SAUH BAGI JIWA
“Tuhan, apakah Engkau mau, supaya kami menyuruh api turun dari langit untuk membinasakan mereka?“
(Lukas 9:54)
“Tuhan, apakah Engkau mau, supaya kami menyuruh api turun dari langit untuk membinasakan mereka?“
(Lukas 9:54)
Penulis Injil Markus pernah mencatatkan bahwa Yakobus dan Yohanes, yang dikenal sebagai “anak-anak guruh (sons of thunder),” ingin menyuruh api untuk turun dari langit, membinasakan mereka yang tidak menerima Tuhan–yang mengutus mereka berdua ke desa orang Samaria (Mrk 3:17; Luk 9:52-54).
Injil Lukas menjelaskan lebih rinci, bagaimana awalnya Tuhan Yesus menyuruh beberapa murid sebagai utusan mendahului Dia masuk ke desa orang Samaria; dengan tujuan untuk mempersiapkan segala sesuatu bagi-Nya.
Ketika Yakobus dan Yohanes mengetahui bahwa orang-orang Samaria itu tidak mau menerima Tuhan Yesus, emosi mereka terpancing. Saat itu juga keduanya meminta izin dari Yesus untuk menurunkan api dari langit, agar keduanya diperbolehkan membinasakan orang-orang Samaria itu.
Pengajaran apakah yang dapat kita ambil dari perkataan kedua anak guruh kepada Tuhan Yesus? Alih-alih diberi izin, Tuhan Yesus bahkan menegur keduanya. Kalau kita menggunakan terjemahan Alkitab bahasa Inggris, maka teguran keras Tuhan Yesus secara harfiah berbunyi seperti berikut, “Kamu tidak memahami, dari roh semacam apa kamu berasal!” Nada teguran Yesus ini serupa dengan nada teguran-Nya kepada Petrus dalam Injil Markus, “Enyahlah Iblis, sebab engkau bukan memikirkan apa yang dipikirkan Allah, melainkan apa yang dipikirkan manusia” (Mrk 8:33).
Ketika kita merasa benar dan orang lain yang salah, saat itulah kita merasa “di atas angin,” seakan-akan memiliki hak untuk dapat melampiaskan luapan kemarahan kita kepada orang yang bersalah oleh karena kebenaran kita. Orang yang bebal, keras hatinya ataupun sombong, belum tentu dapat menerima luapan emosi kita.
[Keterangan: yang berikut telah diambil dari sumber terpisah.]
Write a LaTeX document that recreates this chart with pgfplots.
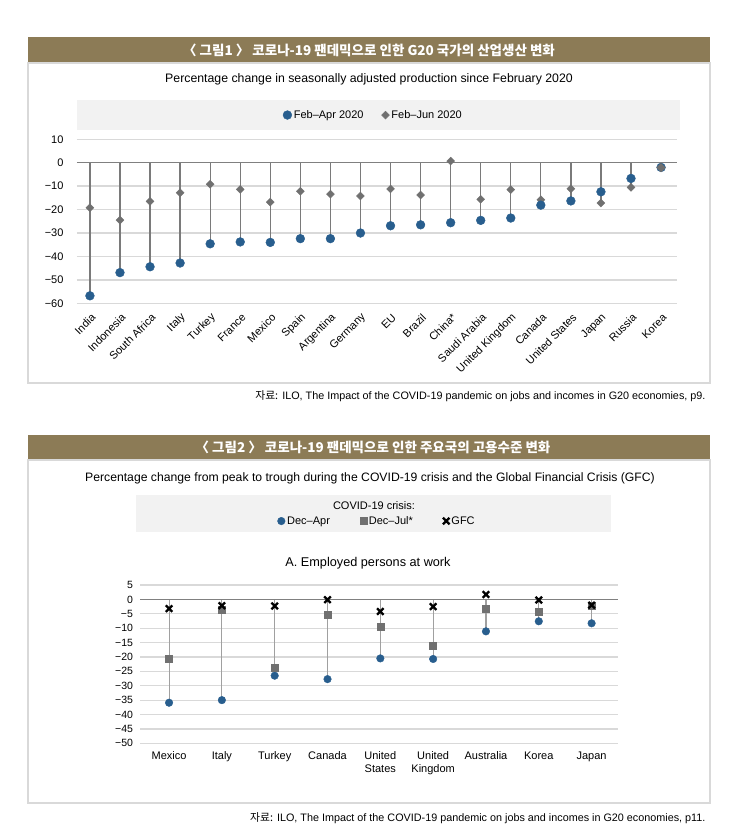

Sebagai contoh, dalam sebuah perdebatan diskusi, karena merasa bahwa argumen yang kita miliki jauh lebih kuat dan terbukti, kita bisa saja mengutarakan pendapat sambil menyerang pendapat lain agar perdebatan sengit selesai. Meskipun perdebatan berhenti, pihak-pihak yang memiliki pandangan berbeda mungkin berbalik merasa sakit hati dan menyimpan dendam.
Penulis surat Yakobus pernah mengingatkan kita, “Sebab amarah manusia tidak mengerjakan kebenaran di hadapan Allah” (Yak 1:20). Dengan kata lain, luapan emosi kita sesungguhnya hanyalah cerminan dari keegoisan kita untuk mempertahankan kebenaran diri kita sendiri, bukan kebenaran Tuhan. Oleh karena itu, janganlah berpikir bahwa kita dapat mengubah seseorang melalui amarah kita. Hanya dengan kerendahan hati dan teguran dalam kasih, barulah kita memiliki peluang setahap demi setahap untuk menyadarkan seseorang dari kesalahannya.